* _DATA SHOWN_:
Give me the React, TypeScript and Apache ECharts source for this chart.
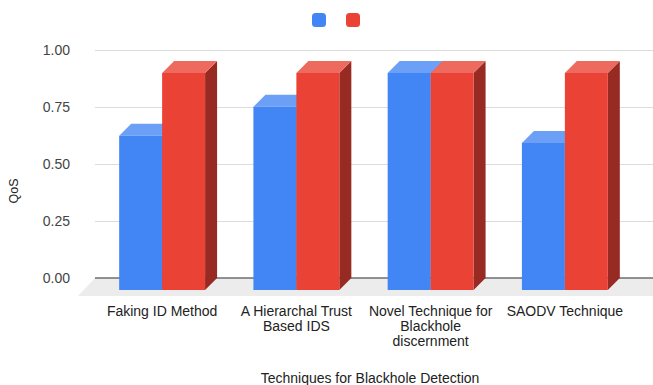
import React, { useEffect, useRef } from "react";
import * as echarts from "echarts";

const categories = [
  "Faking ID Method",
  "A Hierarchal Trust\nBased IDS",
  "Novel Technique for\nBlackhole\ndiscernment",
  "SAODV Technique",
];
const seriesBlue = [0.64, 0.76, 0.9, 0.61];
const seriesRed = [0.9, 0.9, 0.9, 0.9];
const yTicks = [0, 0.25, 0.5, 0.75, 1];
const xTitle = "Techniques for Blackhole Detection";
const yTitle = "QoS";

const FONT = '"Liberation Sans", Arial, sans-serif';
const DEPTH_X = 12;
const DEPTH_Y = 12;
const PERSP = 241 / 228;

function barRenderer(offsetSign: number, colors: { front: string; top: string; side: string }) {
  return (params: any, api: any) => {
    const idx = api.value(0);
    const val = api.value(1);
    const base = api.coord([idx, 0]);
    const top = api.coord([idx, val]);
    const band = api.size([1, 0])[0];
    const w = band * 0.32;
    const cx = base[0];
    const x0 = offsetSign < 0 ? cx - w : cx;
    const x1 = x0 + w;
    const yb = base[1] + DEPTH_Y;
    const yt = yb - (base[1] - top[1]) * PERSP;
    return {
      type: "group",
      children: [
        {
          type: "polygon",
          shape: { points: [[x1, yt], [x1 + DEPTH_X, yt - DEPTH_Y], [x1 + DEPTH_X, yb - DEPTH_Y], [x1, yb]] },
          style: { fill: colors.side },
        },
        {
          type: "polygon",
          shape: { points: [[x0, yt], [x0 + DEPTH_X, yt - DEPTH_Y], [x1 + DEPTH_X, yt - DEPTH_Y], [x1, yt]] },
          style: { fill: colors.top },
        },
        {
          type: "rect",
          shape: { x: x0, y: yt, width: w, height: yb - yt },
          style: { fill: colors.front },
        },
      ],
    };
  };
}

export default function App() {
  const ref = useRef<HTMLDivElement>(null);
  useEffect(() => {
    if (!ref.current) return;
    const chart = echarts.init(ref.current, undefined, { renderer: "svg" });
    const blue = { front: "#4285f4", top: "#6ca0f7", side: "#2f5fb3" };
    const red = { front: "#ea4335", top: "#ee6a5f", side: "#972a22" };
    chart.setOption({
      animation: false,
      textStyle: { fontFamily: FONT },
      legend: {
        left: 307,
        top: 8,
        itemWidth: 14,
        itemHeight: 14,
        itemGap: 20,
        icon: "roundRect",
        formatter: () => "",
        data: [
          { name: "Series 1", itemStyle: { color: blue.front } },
          { name: "Series 2", itemStyle: { color: red.front } },
        ],
        selectedMode: false,
      },
      grid: [
        { left: 95, right: 0, top: 50, bottom: 107 },
        { left: 95, width: 537, top: 50, bottom: 107 },
      ],
      xAxis: [
        { type: "value", gridIndex: 0, min: 0, max: 1, show: false },
        {
          type: "category",
          gridIndex: 1,
          data: categories,
          axisLine: { show: false },
          axisTick: { show: false },
          axisLabel: {
            color: "#222",
            fontSize: 14,
            lineHeight: 15,
            margin: 25,
            interval: 0,
            fontFamily: FONT,
          },
        },
      ],
      yAxis: [
        {
          type: "value",
          gridIndex: 0,
          min: 0,
          max: 1,
          interval: 0.25,
          axisLine: { show: false },
          axisTick: { show: false },
          splitLine: { lineStyle: { color: "#dcdcdc", width: 1 } },
          axisLabel: {
            color: "#444",
            fontSize: 14,
            margin: 25,
            fontFamily: FONT,
            formatter: (v: number) => (yTicks.includes(v) ? v.toFixed(2) : ""),
          },
        },
        { type: "value", gridIndex: 1, min: 0, max: 1, show: false },
      ],
      graphic: [
        {
          type: "text",
          x: 370,
          y: 378,
          style: {
            text: xTitle,
            align: "center",
            verticalAlign: "middle",
            fill: "#222",
            fontSize: 14,
            fontFamily: FONT,
          },
        },
        {
          type: "text",
          x: 14,
          y: 191,
          rotation: Math.PI / 2,
          style: {
            text: yTitle,
            align: "center",
            verticalAlign: "middle",
            fill: "#222",
            fontSize: 12.5,
            fontFamily: FONT,
          },
        },
      ],
      series: [
        {
          type: "custom",
          name: "floor",
          xAxisIndex: 0,
          yAxisIndex: 0,
          z: 1,
          silent: true,
          data: [[0, 0]],
          renderItem: (params: any, api: any) => {
            const bl = api.coord([0, 0]);
            const br = api.coord([1, 0]);
            return {
              type: "group",
              children: [
                {
                  type: "polygon",
                  shape: {
                    points: [
                      [bl[0], bl[1]],
                      [br[0], br[1]],
                      [br[0], br[1] + 18],
                      [bl[0] - 17, bl[1] + 18],
                    ],
                  },
                  style: { fill: "#ececec" },
                },
                {
                  type: "line",
                  shape: { x1: bl[0], y1: bl[1], x2: br[0], y2: br[1] },
                  style: { stroke: "#6e6e6e", lineWidth: 1.5 },
                },
              ],
            };
          },
        },
        {
          type: "custom",
          name: "Series 1",
          xAxisIndex: 1,
          yAxisIndex: 1,
          z: 2,
          itemStyle: { color: blue.front },
          data: seriesBlue.map((v, i) => [i, v]),
          renderItem: barRenderer(-1, blue),
        },
        {
          type: "custom",
          name: "Series 2",
          xAxisIndex: 1,
          yAxisIndex: 1,
          z: 3,
          itemStyle: { color: red.front },
          data: seriesRed.map((v, i) => [i, v]),
          renderItem: barRenderer(1, red),
        },
      ],
    });
    return () => chart.dispose();
  }, []);
  return (
    <div
      ref={ref}
      style={{ position: "fixed", left: 0, top: 0, width: 653, height: 385, background: "#fff" }}
    />
  );
}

* _GOAL OF THE EXERCISE_:
Transcribe the material exactly, leaving every picture out.

* _TASK ANSWER_:
Give me the React, TypeScript and Apache ECharts source for this chart.
import React, { useEffect, useRef } from "react";
import * as echarts from "echarts";

const categories = [
  "Faking ID Method",
  "A Hierarchal Trust\nBased IDS",
  "Novel Technique for\nBlackhole\ndiscernment",
  "SAODV Technique",
];
const seriesBlue = [0.64, 0.76, 0.9, 0.61];
const seriesRed = [0.9, 0.9, 0.9, 0.9];
const yTicks = [0, 0.25, 0.5, 0.75, 1];
const xTitle = "Techniques for Blackhole Detection";
const yTitle = "QoS";

const FONT = '"Liberation Sans", Arial, sans-serif';
const DEPTH_X = 12;
const DEPTH_Y = 12;
const PERSP = 241 / 228;

function barRenderer(offsetSign: number, colors: { front: string; top: string; side: string }) {
  return (params: any, api: any) => {
    const idx = api.value(0);
    const val = api.value(1);
    const base = api.coord([idx, 0]);
    const top = api.coord([idx, val]);
    const band = api.size([1, 0])[0];
    const w = band * 0.32;
    const cx = base[0];
    const x0 = offsetSign < 0 ? cx - w : cx;
    const x1 = x0 + w;
    const yb = base[1] + DEPTH_Y;
    const yt = yb - (base[1] - top[1]) * PERSP;
    return {
      type: "group",
      children: [
        {
          type: "polygon",
          shape: { points: [[x1, yt], [x1 + DEPTH_X, yt - DEPTH_Y], [x1 + DEPTH_X, yb - DEPTH_Y], [x1, yb]] },
          style: { fill: colors.side },
        },
        {
          type: "polygon",
          shape: { points: [[x0, yt], [x0 + DEPTH_X, yt - DEPTH_Y], [x1 + DEPTH_X, yt - DEPTH_Y], [x1, yt]] },
          style: { fill: colors.top },
        },
        {
          type: "rect",
          shape: { x: x0, y: yt, width: w, height: yb - yt },
          style: { fill: colors.front },
        },
      ],
    };
  };
}

export default function App() {
  const ref = useRef<HTMLDivElement>(null);
  useEffect(() => {
    if (!ref.current) return;
    const chart = echarts.init(ref.current, undefined, { renderer: "svg" });
    const blue = { front: "#4285f4", top: "#6ca0f7", side: "#2f5fb3" };
    const red = { front: "#ea4335", top: "#ee6a5f", side: "#972a22" };
    chart.setOption({
      animation: false,
      textStyle: { fontFamily: FONT },
      legend: {
        left: 307,
        top: 8,
        itemWidth: 14,
        itemHeight: 14,
        itemGap: 20,
        icon: "roundRect",
        formatter: () => "",
        data: [
          { name: "Series 1", itemStyle: { color: blue.front } },
          { name: "Series 2", itemStyle: { color: red.front } },
        ],
        selectedMode: false,
      },
      grid: [
        { left: 95, right: 0, top: 50, bottom: 107 },
        { left: 95, width: 537, top: 50, bottom: 107 },
      ],
      xAxis: [
        { type: "value", gridIndex: 0, min: 0, max: 1, show: false },
        {
          type: "category",
          gridIndex: 1,
          data: categories,
          axisLine: { show: false },
          axisTick: { show: false },
          axisLabel: {
            color: "#222",
            fontSize: 14,
            lineHeight: 15,
            margin: 25,
            interval: 0,
            fontFamily: FONT,
          },
        },
      ],
      yAxis: [
        {
          type: "value",
          gridIndex: 0,
          min: 0,
          max: 1,
          interval: 0.25,
          axisLine: { show: false },
          axisTick: { show: false },
          splitLine: { lineStyle: { color: "#dcdcdc", width: 1 } },
          axisLabel: {
            color: "#444",
            fontSize: 14,
            margin: 25,
            fontFamily: FONT,
            formatter: (v: number) => (yTicks.includes(v) ? v.toFixed(2) : ""),
          },
        },
        { type: "value", gridIndex: 1, min: 0, max: 1, show: false },
      ],
      graphic: [
        {
          type: "text",
          x: 370,
          y: 378,
          style: {
            text: xTitle,
            align: "center",
            verticalAlign: "middle",
            fill: "#222",
            fontSize: 14,
            fontFamily: FONT,
          },
        },
        {
          type: "text",
          x: 14,
          y: 191,
          rotation: Math.PI / 2,
          style: {
            text: yTitle,
            align: "center",
            verticalAlign: "middle",
            fill: "#222",
            fontSize: 12.5,
            fontFamily: FONT,
          },
        },
      ],
      series: [
        {
          type: "custom",
          name: "floor",
          xAxisIndex: 0,
          yAxisIndex: 0,
          z: 1,
          silent: true,
          data: [[0, 0]],
          renderItem: (params: any, api: any) => {
            const bl = api.coord([0, 0]);
            const br = api.coord([1, 0]);
            return {
              type: "group",
              children: [
                {
                  type: "polygon",
                  shape: {
                    points: [
                      [bl[0], bl[1]],
                      [br[0], br[1]],
                      [br[0], br[1] + 18],
                      [bl[0] - 17, bl[1] + 18],
                    ],
                  },
                  style: { fill: "#ececec" },
                },
                {
                  type: "line",
                  shape: { x1: bl[0], y1: bl[1], x2: br[0], y2: br[1] },
                  style: { stroke: "#6e6e6e", lineWidth: 1.5 },
                },
              ],
            };
          },
        },
        {
          type: "custom",
          name: "Series 1",
          xAxisIndex: 1,
          yAxisIndex: 1,
          z: 2,
          itemStyle: { color: blue.front },
          data: seriesBlue.map((v, i) => [i, v]),
          renderItem: barRenderer(-1, blue),
        },
        {
          type: "custom",
          name: "Series 2",
          xAxisIndex: 1,
          yAxisIndex: 1,
          z: 3,
          itemStyle: { color: red.front },
          data: seriesRed.map((v, i) => [i, v]),
          renderItem: barRenderer(1, red),
        },
      ],
    });
    return () => chart.dispose();
  }, []);
  return (
    <div
      ref={ref}
      style={{ position: "fixed", left: 0, top: 0, width: 653, height: 385, background: "#fff" }}
    />
  );
}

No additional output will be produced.